Plain-English answers to the terms you hit when running models yourself — quantization, GGUF, VRAM, context windows and more.
Active vs total parameters — In an MoE model, total parameters is everything that must be loaded into memory, while active parameters is the smaller subset actually used per token — the former drives memory, the latter drives speed/cost.
Base vs instruct model — A base model is the raw pretrained text-completion model; an instruct (or chat) model has been further tuned to follow instructions and hold a conversation.
Context window — The maximum number of tokens (prompt plus generated output) a model can consider at once; anything beyond it is cut off or forgotten.
Diffusion model — The dominant architecture for AI image (and video) generation: it learns to turn random noise into a coherent image by removing noise step by step, guided by your prompt.
Embeddings — Numeric vectors that represent the meaning of text (or images), so that similar content sits close together — the backbone of semantic search and RAG.
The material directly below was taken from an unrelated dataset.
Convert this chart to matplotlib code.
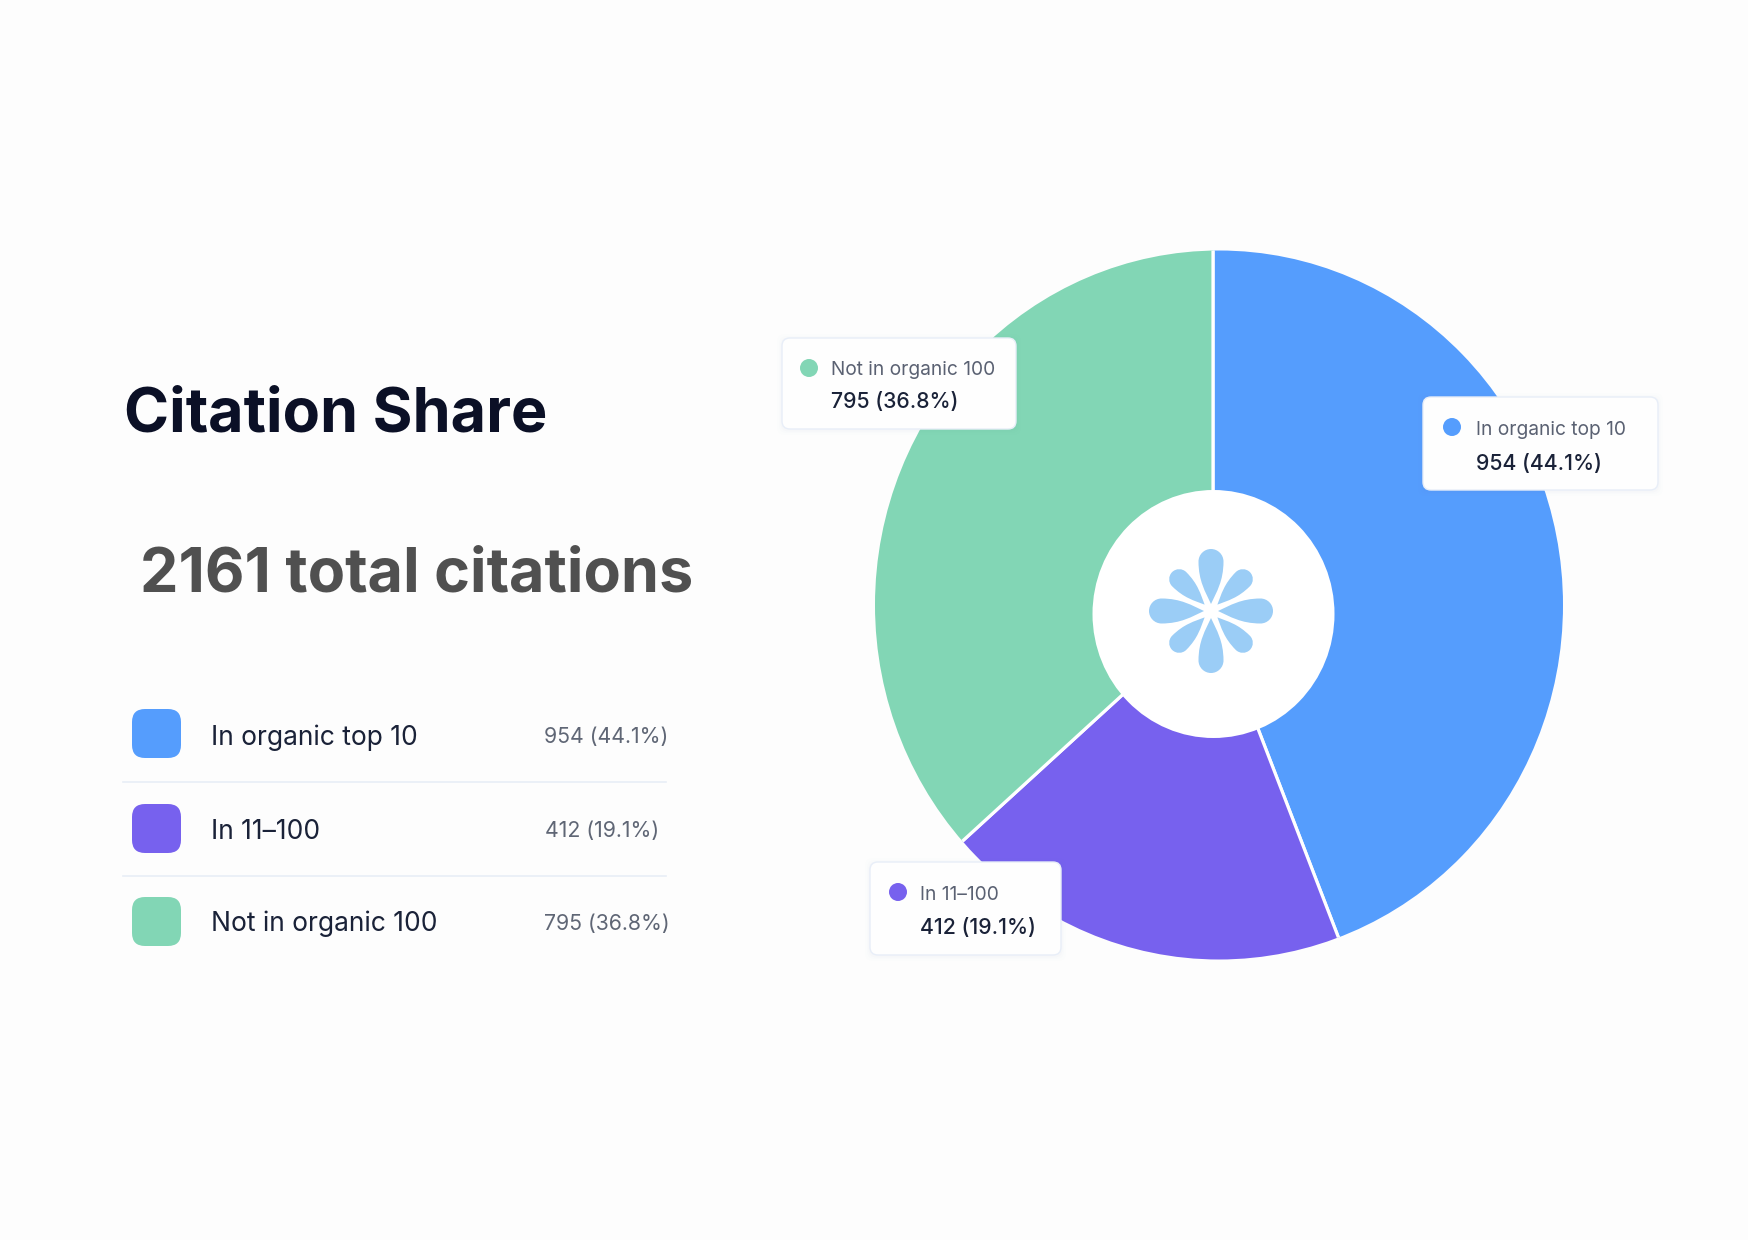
import matplotlib
matplotlib.use("Agg")
import matplotlib.pyplot as plt
from matplotlib.patches import Ellipse, FancyBboxPatch, PathPatch, Circle
from matplotlib.path import Path
from matplotlib.transforms import Affine2D

categories = ["In organic top 10", "In 11–100", "Not in organic 100"]
counts = [954, 412, 795]
shares = [44.1, 19.1, 36.8]
colors = ["#559DFD", "#7761EE", "#82D6B5"]
title = "Citation Share"
subtitle = "2161 total citations"

W, H = 1748, 1240
plt.rcParams["font.family"] = ["Inter", "DejaVu Sans"]
fig = plt.figure(figsize=(W / 100, H / 100), dpi=100, facecolor="#FDFDFD")
ax = fig.add_axes([0, 0, 1, 1])
Y = lambda py: H - py

wedges, _ = ax.pie(counts, colors=colors, startangle=90, counterclock=False,
                   center=(1213, Y(612)), radius=520,
                   wedgeprops=dict(edgecolor="white", linewidth=2.3))
outer = Ellipse((1219, Y(605)), 688, 709, facecolor="none", edgecolor="none")
ax.add_patch(outer)
ax.set_xlim(0, W)
ax.set_ylim(0, H)
ax.set_aspect("auto")
ax.axis("off")
for w in wedges:
    w.set_clip_on(True)
    w.set_clip_path(outer)

ax.add_patch(Ellipse((1213.5, Y(614)), 242, 248, facecolor="white", edgecolor="none", zorder=3))

# flower mark
def petal(length, width, tip):
    hw = width / 2
    span = length - tip
    return Path([(0, tip), (hw * 0.45, tip + span * 0.22), (hw, tip + span * 0.42), (hw, length - hw),
                 (hw, length - hw * 0.45), (hw * 0.55, length), (0, length),
                 (-hw * 0.55, length), (-hw, length - hw * 0.45), (-hw, length - hw),
                 (-hw, tip + span * 0.42), (-hw * 0.45, tip + span * 0.22), (0, tip)],
                [Path.MOVETO] + [Path.CURVE4] * 12)
fc = (1211, Y(611))
for ang in range(0, 360, 45):
    p = petal(62, 25, 7) if ang % 90 == 0 else petal(55, 20, 9)
    tr = Affine2D().rotate_deg(ang).translate(*fc) + ax.transData
    ax.add_patch(PathPatch(p, facecolor="#9BCDF6", edgecolor="none", transform=tr, zorder=4))

# headline
ax.text(124, Y(431), title, fontsize=44, fontweight="bold", color="#0B1026", va="baseline", ha="left")
ax.text(140, Y(591), subtitle, fontsize=44, fontweight="bold", color="#505050", va="baseline", ha="left")

# legend list
swatch_top = [709, 804, 897]
text_base = [745, 839, 931]
val_base = [743, 837, 930]
val_x = [544.5, 545, 544.5]
for i, c in enumerate(categories):
    ax.add_patch(FancyBboxPatch((132, Y(swatch_top[i] + 49)), 49, 49,
                                boxstyle="round,pad=0,rounding_size=13", facecolor=colors[i], edgecolor="none"))
    ax.text(211, Y(text_base[i]), c, fontsize=19, color="#1A2238", va="baseline", ha="left")
    ax.text(val_x[i], Y(val_base[i]), f"{counts[i]} ({shares[i]}%)", fontsize=15.3, color="#5F6675", va="baseline", ha="left")
for yy in (782, 875.5):
    ax.plot([123, 666], [Y(yy), Y(yy)], color="#E8EEF6", lw=1.2)

# callouts
boxes = {0: (1423, 397, 1658, 490, 1452, 427, 1476, 435, 470),
         1: (870, 862, 1061, 955, 898, 892, 920, 900, 934),
         2: (782, 338, 1016, 429, 809, 368, 831, 375, 408)}
for i, (x0, y0, x1, y1, dx, dy, tx, tb, vb) in boxes.items():
    for k, a in ((5, .008), (3, .012), (1.5, .018)):
        ax.add_patch(FancyBboxPatch((x0 + 8 - k, Y(y1) + 8 - k - 1), x1 - x0 - 16 + 2 * k, y1 - y0 - 16 + 2 * k,
                                    boxstyle="round,pad=8,rounding_size=8", facecolor="#6080B0", alpha=a,
                                    edgecolor="none", zorder=5))
    ax.add_patch(FancyBboxPatch((x0 + 8, Y(y1) + 8), x1 - x0 - 16, y1 - y0 - 16,
                                boxstyle="round,pad=8,rounding_size=8", facecolor="#FEFEFE",
                                edgecolor="#E8EEF8", lw=1, zorder=6))
    ax.add_patch(Circle((dx, Y(dy)), 9, facecolor=colors[i], edgecolor="none", zorder=7))
    ax.text(tx, Y(tb), categories[i], fontsize=13.8, color="#5A6172", va="baseline", ha="left", zorder=7)
    ax.text(tx, Y(vb), f"{counts[i]} ({shares[i]}%)", fontsize=15.3, fontweight="medium", color="#1A2238",
            va="baseline", ha="left", zorder=7)

fig.savefig("out.png", dpi=100, facecolor=fig.get_facecolor())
Fine-tuning — Continuing to train an existing model on your own data so it adapts to a specific task, domain, style, or format.
GGUF — A single-file model format used by llama.cpp, Ollama, and LM Studio that bundles the (usually quantized) weights plus all metadata, optimized for local CPU/GPU inference.
Inference — Actually running a trained model to get outputs — generating text, an image, or a transcription — as opposed to training it.
KV cache — A per-request memory buffer that stores the attention keys and values for tokens already processed, so the model doesn't recompute them on every new token — it speeds up generation but consumes VRAM that grows with context length.
llama.cpp — The open-source C/C++ inference engine that runs GGUF models efficiently on CPUs and consumer GPUs; it's the foundation under Ollama, LM Studio, and many local apps.
LM Studio — A free desktop app with a graphical interface for discovering, downloading, and chatting with local models, and serving them via a local API — a GUI-first alternative to command-line tools.
Local vs API vs renting a GPU — The three ways to actually run an open model: on your own hardware (local, $0 compute), through a hosted pay-per-token API, or by renting a cloud GPU and serving it yourself.
LoRA — A cheap fine-tuning method that freezes the base model and trains tiny add-on "adapter" matrices, producing a small file you can stack on top of the original weights.
Mixture of Experts (MoE) — An architecture that contains many "expert" sub-networks but routes each token through only a few of them, so a model can have huge total size while doing the compute of a much smaller one.
Ollama — A simple, one-command tool for downloading and running open models locally; it wraps llama.cpp and serves a local API, prioritizing ease of use.
Parameters (the "B" / billions) — A model's learned numerical weights; the "B" in a name like "7B" or "70B" means billions of them, and it is the single biggest driver of how big and capable a model is.
Q4_K_M and quant levels — A naming scheme for llama.cpp/GGUF quantized models — Q4_K_M means 4-bit, "K-quant" method, Medium size — and is the most commonly recommended balance of size and quality.
Quantization — Storing a model's weights at lower numeric precision (e.g. 4-bit instead of 16-bit) to shrink its memory footprint and speed it up, at the cost of some accuracy.
Safetensors — Hugging Face's standard, safe-to-load weight format that stores raw model tensors without executable code, used as the canonical full-precision distribution format for open models.
Text-to-image — Generating an image from a written description (a prompt); today this is almost always done with diffusion models.
Tokens — The chunks of text (roughly word-pieces) that a model reads and writes; pricing, speed, and context limits are all measured in tokens, not words.
TTS / ASR (text-to-speech & speech recognition) — TTS (text-to-speech) turns written text into spoken audio; ASR (automatic speech recognition) does the reverse, transcribing speech into text.
vLLM — A high-throughput, GPU-focused serving engine for LLMs, designed to serve many concurrent requests efficiently using PagedAttention and continuous batching.
VRAM — The dedicated memory on your GPU; a model's weights (plus its KV cache) must fit in VRAM to run fast, making it the main hardware limit for local AI.